In the months leading into this November’s presidential election, Russian influence operatives have already begun targeting specific voter demographics, promoting divisive narratives and denigrating specific politicians in an effort to undermine the integrity of the election process and sow further domestic divisions, intelligence officials say.

It means Moscow is now seen as the “preeminent threat” to U.S. election security in 2024, an official in the Office of the Director of National Intelligence told reporters Tuesday in a briefing that included staff from the FBI and the Cybersecurity and Infrastructure Security Agency.

Former president Donald Trump — returning as the expected Republican presidential candidate — was not explicitly named by officials, but they noted that Russia has not changed its stances since its past 2016 and 2020 election interference attempts.

“We have not observed a shift in Russia’s preferences for the presidential race from past elections, given the role the U.S. is playing with regard to Ukraine and broader policy toward Russia,” the official said.
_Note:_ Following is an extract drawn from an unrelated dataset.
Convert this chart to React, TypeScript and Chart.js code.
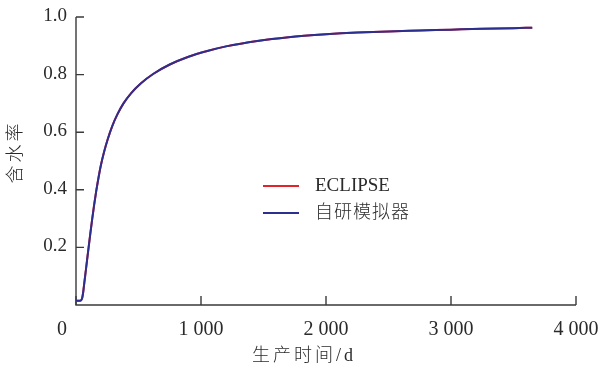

Russia’s war in Ukraine has become a flash point among some GOP lawmakers who have used the Biden administration’s hefty financial support for Ukrainian armaments and equipment as leverage to bash what they call neglectful White House border policies.

Ukrainian ties to the Trump administration were also muddled in the lead-up to the first impeachment of the former president after he withheld congressionally authorized military aid to Ukraine in an attempt to coerce the country into handing over politically damaging information about President Joe Biden in the months prior to the 2020 presidential election.

Russian spin doctors plan to covertly use social media to amplify narratives that could sway Americans’ public opinion in election swing states and diminish U.S. support for Ukraine, ODNI officials said. Pro-Russian messaging and influence attempts have also been made through encrypted direct messaging channels, they added.

Both China and Iran are also viewed as threats, though officials said China may not be seeking to influence this coming presidential election directly because both Democratic and Republican party leaders run on platforms critical of Beijing.

Iran will serve as a “chaos agent” in the election space, and has “demonstrated a long-standing interest in exploiting U.S. political and social tensions” that have since accelerated since Israel declared war on Hamas in October, the ODNI official said. Just Tuesday, ODNI director Avril Haines said an Iran-backed influence campaign is taking advantage of U.S. protests over Israel’s war in Gaza.

Russia and China are the top adversaries using AI tools to carry out their missions, the ODNI official said, with the caveat that China is turning to AI more for broad exploration of U.S. political themes that can be used to Beijing’s advantage later.